Short exercise: Provide only the number of lines in the data below that contain the word "matplotlib".

Dataset section:
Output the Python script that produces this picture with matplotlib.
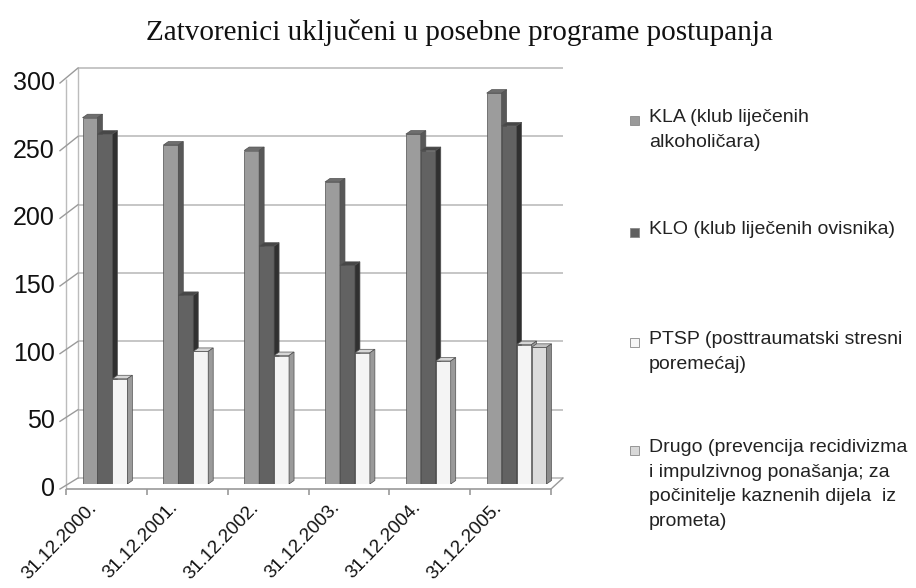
import numpy as np
import matplotlib
matplotlib.use("Agg")
import matplotlib.pyplot as plt
from matplotlib.patches import Polygon, Rectangle
from matplotlib.lines import Line2D
from matplotlib.transforms import offset_copy

# data
dates = ["31.12.2000.", "31.12.2001.", "31.12.2002.", "31.12.2003.", "31.12.2004.", "31.12.2005."]
kla = [268, 248, 244, 221, 256, 286]
klo = [256, 138, 174, 160, 244, 262]
ptsp = [77, 97, 94, 96, 90, 102]
drugo = [np.nan, np.nan, np.nan, np.nan, np.nan, 100]
labels = [
    "KLA (klub liječenih\nalkoholičara)",
    "KLO (klub liječenih ovisnika)",
    "PTSP (posttraumatski stresni\nporemećaj)",
    "Drugo (prevencija recidivizma\ni impulzivnog ponašanja; za\npočinitelje kaznenih dijela  iz\nprometa)",
]
yticks = [0, 50, 100, 150, 200, 250, 300]

# (front, top, side) shades for each series
shades = [
    ("#9c9c9c", "#6e6e6e", "#585858"),
    ("#626262", "#474747", "#303030"),
    ("#f4f4f4", "#d6d6d6", "#9a9a9a"),
    ("#dcdcdc", "#c4c4c4", "#8c8c8c"),
]
legend_colors = ["#9a9a9a", "#606060", "#f6f6f6", "#d8d8d8"]

W, H = 916, 588
fig = plt.figure(figsize=(W / 100, H / 100), dpi=100)
fig.patch.set_facecolor("white")

# axes = middle depth plane of the 3D box
ax = fig.add_axes([72 / W, 1 - 484 / H, 485 / W, 410 / H])
n = len(dates)
ax.set_xlim(0, n)
ax.set_ylim(0, 300)
ax.axis("off")

back = offset_copy(ax.transData, fig=fig, x=6, y=6, units="dots")
front = offset_copy(ax.transData, fig=fig, x=-6, y=-5, units="dots")

grid_c = "#bcbcbc"
ax.hlines(yticks, 0, n, transform=back, colors=grid_c, lw=1.2, zorder=0, clip_on=False)
ax.vlines(0, 0, 300, transform=back, colors=grid_c, lw=1, zorder=0, clip_on=False)
ax.vlines(0, 0, 300, transform=front, colors=grid_c, lw=1, zorder=0, clip_on=False)

to_fig = fig.transFigure.inverted()


def link(p_from, p_to, color=grid_c, lw=1.0):
    a = to_fig.transform(p_from)
    b = to_fig.transform(p_to)
    fig.add_artist(Line2D([a[0], b[0]], [a[1], b[1]], color=color, lw=lw,
                          transform=fig.transFigure))


# left wall stubs + tick labels (front face of the wall is a bit taller per unit)
for v in yticks:
    yf = 489 - v * 406 / 300
    pb = back.transform((0, v))
    link((60, H - yf), pb, color="#9a9a9a")
    fig.text(55 / W, 1 - yf / H, str(v), ha="right", va="center", fontsize=18,
             family="Liberation Sans", color="#111111")

# floor
ax.hlines(0, 0, n, transform=front, colors="#999999", lw=1.2, clip_on=False)
ax.vlines(np.arange(n + 1), -4.5, 0, transform=front, colors="#999999", lw=1.2, clip_on=False)
link(front.transform((n, 0)), back.transform((n, 0)), color="#999999")

for i, d in enumerate(dates):
    ax.text(i + 0.5, 0, d, transform=offset_copy(ax.transData, fig=fig, x=-24, y=-15, units="dots"),
            rotation=46, rotation_mode="anchor", ha="right", va="top",
            fontsize=13.5, family="Liberation Sans", color="#111111")

# 3D-looking bars
bw = 0.185
ddx = 5 / 80.8
ddy = 3.5 / 1.367
ec = "#505050"
for k, vals in enumerate([kla, klo, ptsp, drugo]):
    fc, tc, sc = shades[k]
    lefts = np.arange(n) + 0.5 - 2 * bw + k * bw
    z = 3 + k
    ax.bar(lefts, vals, width=bw, align="edge", color=fc, edgecolor=ec, lw=0.5, zorder=z)
    for x0, h in zip(lefts, vals):
        if np.isnan(h):
            continue
        top = [(x0, h), (x0 + bw, h), (x0 + bw + ddx, h + ddy), (x0 + ddx, h + ddy)]
        side = [(x0 + bw, 0), (x0 + bw + ddx, ddy), (x0 + bw + ddx, h + ddy), (x0 + bw, h)]
        ax.add_patch(Polygon(top, closed=True, facecolor=tc, edgecolor=ec, lw=0.5, zorder=z))
        ax.add_patch(Polygon(side, closed=True, facecolor=sc, edgecolor=ec, lw=0.5, zorder=z))

# legend
leg_y = [120, 232, 342, 450]
for lab, c, y in zip(labels, legend_colors, leg_y):
    fig.add_artist(Rectangle((630 / W, 1 - (y + 4.5) / H), 9 / W, 9 / H, facecolor=c,
                             edgecolor="#888888", lw=0.6, transform=fig.transFigure))
    fig.text(649 / W, 1 - (y - 11) / H, lab, ha="left", va="top", fontsize=14,
             family="Liberation Sans", color="#222222", linespacing=1.58)

fig.text(459 / W, 1 - 33 / H, "Zatvorenici uključeni u posebne programe postupanja",
         ha="center", va="center", fontsize=21, family="Liberation Serif", color="#111111")

fig.savefig("out.png", dpi=100)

Output: 7